Sudah sekitar lima bulan ini saya aktif mengunggah video-video di YouTube. Ini semua diawali dengan kegerahan saya melihat vlog-vlog yang sedang ngetren zaman sekarang. Rata-rata isi vlog itu sekadar nongkrong-nongkrong bareng teman sambil sesekali mengeluarkan kata kasar.
Kenapa saya bisa gerah? Karena yang menggandrungi video ini banyak. Rata-rata anak usia belasan tahun yang sedang mencari jati diri dan sedang labil-labilnya. Ditakutkan, setelah menonton vlog tersebut, mereka bakal ikut-ikutan dan terbiasa mengucapkan kata-kata kasar. Parahnya lagi kalau mereka juga punya anggapan bahwa nongkrong di kelab dan party all night long itu indikator dari tingkat kegaulan. Alhasil, mereka akan merongrong orang tuanya untuk menyediakan kehidupan hedon ala role model-nya.

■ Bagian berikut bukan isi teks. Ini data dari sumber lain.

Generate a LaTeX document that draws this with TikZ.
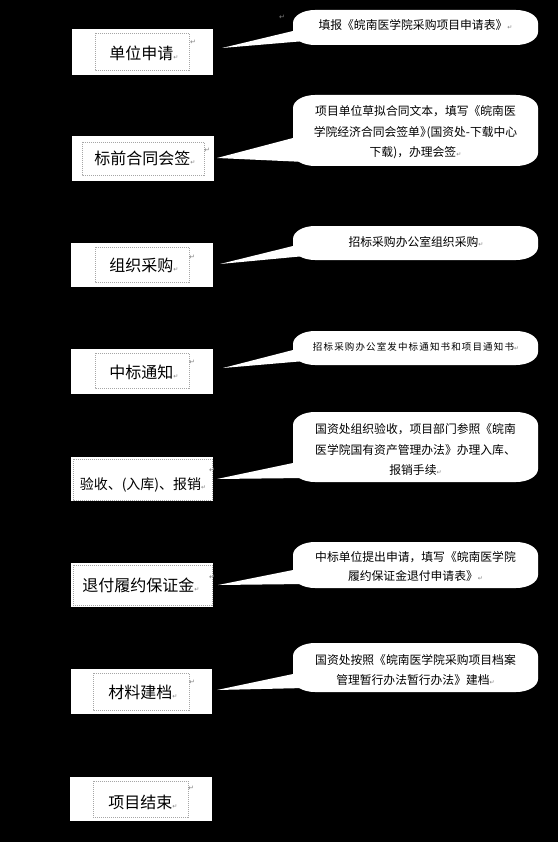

Sampai pada suatu hari, salah satu teman saya bilang, ”Hal yang kayak gitu harus kita perangi dengan karya.” Saya sangat setuju. Memang tidak akan ada habisnya kalau kita hanya mengeluh tentang bagaimana buruknya video-video tersebut.
Maka dari itu, saya memutuskan untuk ikut andil dalam fenomena vlogging ini. Saya mau remaja-remaja ini paling tidak memiliki pilihan. Mereka bisa memilih video apa yang ingin mereka tonton dan tidak hanya dicekoki video yang tidak mendidik. Karena pada akhirnya penonton memiliki hak untuk diberi konten yang bermanfaat.
Setelah beberapa bulan aktif mengeluarkan konten-konten menarik dan berinteraksi dengan penonton YouTube di Indonesia, ada satu hal yang menarik perhatian saya. Bukan cuma pembuat kontennya yang menghasilkan vlog-vlog kurang mendidik. Ternyata banyak juga penonton yang juga kurang siap untuk diberi konten yang inspiratif dan bermanfaat.
Orang-orang di internet lebih suka fokus ke hal-hal yang tidak perlu. Bisa dibilang, konten video saya tidak kosong-kosong amat. Ada satu dua hal positif yang saya tawarkan lewat video saya. Tapi, tidak jarang komentar yang saya dapat malah yang di luar konteks video tersebut. Entah tentang alis saya yang kata mereka kurang tebal, tentang dahi saya yang jenong, atau baju yang saya pakai.
Sebenarnya ada sedikit kekecewaan yang saya rasakan saat menghadapi hal-hal seperti itu. Karena lewat video-video ini saya melempar narasi yang jarang orang gandrungi. Ketika banyak video yang sifatnya hanya untuk hiburan semata, saya mengajak mereka membicarakan hal-hal positif dari Jerman, negara yang saya tinggali sekarang. Kelak poin-poin tersebut bisa dibandingkan dengan Indonesia dan mungkin bisa jadi trigger untuk membangun Indonesia jadi lebih baik.